───── THE RECORDS ─────

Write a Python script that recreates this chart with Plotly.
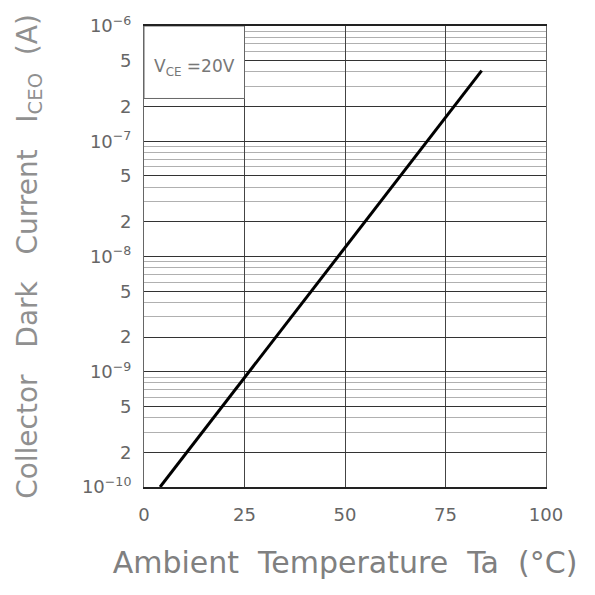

─────
───── THE RECORDS ─────

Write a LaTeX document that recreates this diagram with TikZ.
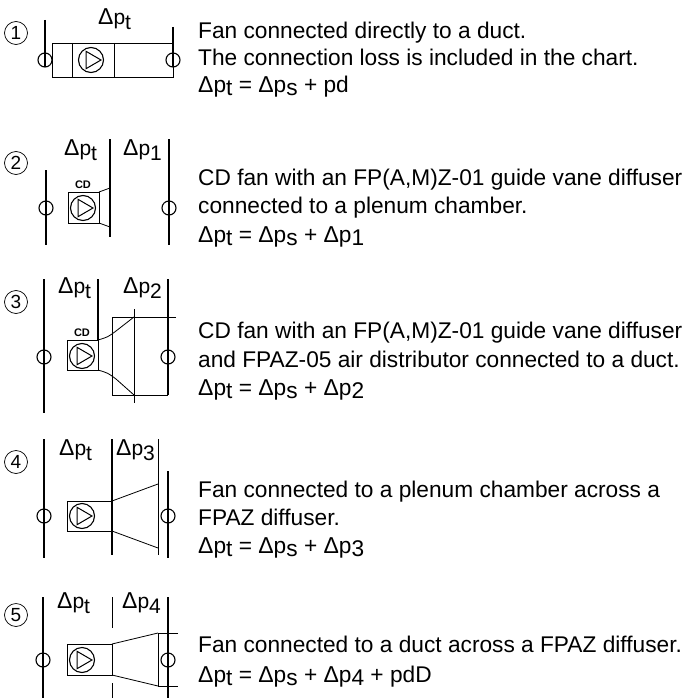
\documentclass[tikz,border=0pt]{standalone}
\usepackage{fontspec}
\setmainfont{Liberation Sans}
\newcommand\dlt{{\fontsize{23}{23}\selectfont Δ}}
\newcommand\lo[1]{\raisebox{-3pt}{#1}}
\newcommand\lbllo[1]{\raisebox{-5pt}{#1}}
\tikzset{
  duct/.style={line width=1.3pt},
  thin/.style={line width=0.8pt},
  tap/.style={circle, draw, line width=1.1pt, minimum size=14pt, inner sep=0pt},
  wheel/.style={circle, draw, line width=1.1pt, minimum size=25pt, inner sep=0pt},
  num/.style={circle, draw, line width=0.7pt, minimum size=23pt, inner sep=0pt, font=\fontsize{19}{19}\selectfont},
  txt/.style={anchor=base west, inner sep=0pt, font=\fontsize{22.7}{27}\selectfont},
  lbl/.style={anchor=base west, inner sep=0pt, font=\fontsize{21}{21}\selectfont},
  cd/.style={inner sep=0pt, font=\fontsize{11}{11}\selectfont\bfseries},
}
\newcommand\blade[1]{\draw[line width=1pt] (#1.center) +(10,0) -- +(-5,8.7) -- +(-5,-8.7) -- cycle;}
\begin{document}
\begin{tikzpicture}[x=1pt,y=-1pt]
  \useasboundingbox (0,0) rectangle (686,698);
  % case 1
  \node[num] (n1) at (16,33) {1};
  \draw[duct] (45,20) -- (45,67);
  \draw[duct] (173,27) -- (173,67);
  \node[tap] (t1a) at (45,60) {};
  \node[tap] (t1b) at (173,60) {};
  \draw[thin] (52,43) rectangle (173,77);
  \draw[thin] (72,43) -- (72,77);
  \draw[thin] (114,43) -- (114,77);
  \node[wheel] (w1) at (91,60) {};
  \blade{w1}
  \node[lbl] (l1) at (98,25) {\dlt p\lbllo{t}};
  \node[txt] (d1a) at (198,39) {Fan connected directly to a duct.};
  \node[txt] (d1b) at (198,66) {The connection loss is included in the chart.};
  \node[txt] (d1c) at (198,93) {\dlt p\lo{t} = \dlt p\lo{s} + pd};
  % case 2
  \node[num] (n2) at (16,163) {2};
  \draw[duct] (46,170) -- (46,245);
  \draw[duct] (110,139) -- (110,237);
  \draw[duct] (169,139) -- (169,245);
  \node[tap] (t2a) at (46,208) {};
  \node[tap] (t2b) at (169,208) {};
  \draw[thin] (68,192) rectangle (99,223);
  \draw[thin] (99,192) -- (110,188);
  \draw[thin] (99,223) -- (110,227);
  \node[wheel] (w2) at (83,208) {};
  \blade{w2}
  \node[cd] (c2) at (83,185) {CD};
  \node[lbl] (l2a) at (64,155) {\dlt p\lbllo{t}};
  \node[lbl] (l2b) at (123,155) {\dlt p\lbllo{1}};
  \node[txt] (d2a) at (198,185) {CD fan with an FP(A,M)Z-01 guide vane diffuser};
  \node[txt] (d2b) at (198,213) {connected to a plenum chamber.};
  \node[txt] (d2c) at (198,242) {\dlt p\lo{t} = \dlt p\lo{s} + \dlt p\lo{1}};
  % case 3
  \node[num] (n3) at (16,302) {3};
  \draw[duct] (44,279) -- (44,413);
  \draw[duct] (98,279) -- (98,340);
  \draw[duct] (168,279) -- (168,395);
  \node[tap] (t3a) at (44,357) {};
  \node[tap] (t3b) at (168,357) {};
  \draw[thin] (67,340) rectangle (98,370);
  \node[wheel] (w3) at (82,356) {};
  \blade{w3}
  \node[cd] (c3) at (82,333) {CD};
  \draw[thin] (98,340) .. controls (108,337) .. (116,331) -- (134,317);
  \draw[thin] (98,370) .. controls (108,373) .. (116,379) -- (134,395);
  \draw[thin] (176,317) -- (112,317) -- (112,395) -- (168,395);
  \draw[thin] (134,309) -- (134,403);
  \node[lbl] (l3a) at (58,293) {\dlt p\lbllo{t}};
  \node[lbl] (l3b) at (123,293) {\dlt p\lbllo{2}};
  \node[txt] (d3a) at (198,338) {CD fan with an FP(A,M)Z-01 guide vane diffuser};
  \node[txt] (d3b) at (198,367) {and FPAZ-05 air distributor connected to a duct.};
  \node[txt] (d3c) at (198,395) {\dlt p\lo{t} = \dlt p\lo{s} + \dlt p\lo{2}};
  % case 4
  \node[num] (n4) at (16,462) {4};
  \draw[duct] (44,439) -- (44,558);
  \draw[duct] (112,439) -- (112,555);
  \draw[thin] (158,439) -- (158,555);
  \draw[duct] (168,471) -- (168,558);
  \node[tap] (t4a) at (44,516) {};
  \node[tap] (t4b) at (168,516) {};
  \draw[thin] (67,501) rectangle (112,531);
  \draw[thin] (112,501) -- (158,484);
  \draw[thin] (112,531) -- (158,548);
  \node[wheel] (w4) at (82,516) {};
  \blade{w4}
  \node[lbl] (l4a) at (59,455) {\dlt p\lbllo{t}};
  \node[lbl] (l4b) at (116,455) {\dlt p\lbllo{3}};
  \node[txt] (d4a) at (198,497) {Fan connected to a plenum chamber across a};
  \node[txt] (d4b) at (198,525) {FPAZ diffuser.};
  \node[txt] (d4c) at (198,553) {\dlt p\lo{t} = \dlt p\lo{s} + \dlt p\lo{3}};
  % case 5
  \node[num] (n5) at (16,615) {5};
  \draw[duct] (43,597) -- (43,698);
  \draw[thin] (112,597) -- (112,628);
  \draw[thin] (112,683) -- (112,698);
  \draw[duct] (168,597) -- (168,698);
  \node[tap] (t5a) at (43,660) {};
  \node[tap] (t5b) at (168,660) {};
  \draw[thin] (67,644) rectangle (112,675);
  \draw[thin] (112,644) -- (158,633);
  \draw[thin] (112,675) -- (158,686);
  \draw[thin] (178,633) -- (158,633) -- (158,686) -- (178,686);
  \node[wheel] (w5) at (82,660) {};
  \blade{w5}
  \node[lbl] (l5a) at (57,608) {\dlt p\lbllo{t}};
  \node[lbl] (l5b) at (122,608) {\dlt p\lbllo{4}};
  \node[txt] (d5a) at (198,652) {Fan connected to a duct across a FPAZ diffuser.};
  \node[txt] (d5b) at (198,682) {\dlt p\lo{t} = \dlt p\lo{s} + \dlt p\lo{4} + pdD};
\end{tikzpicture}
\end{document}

─────
───── THE RECORDS ─────

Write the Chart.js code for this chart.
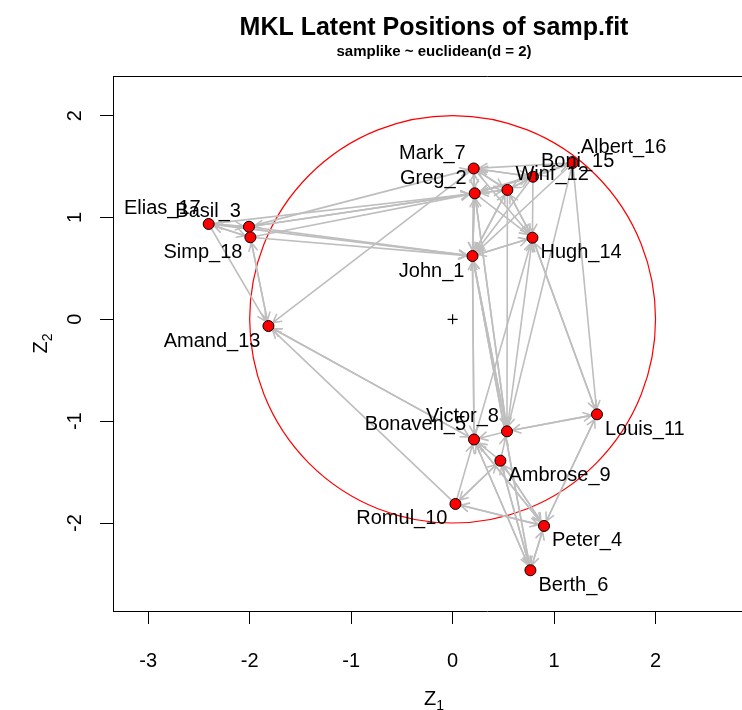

─────

EXERCISE OBJECTIVE =
Your answer should be only a number: how many lines of the data above contain the string "recreates"?

TASK RESULT =
2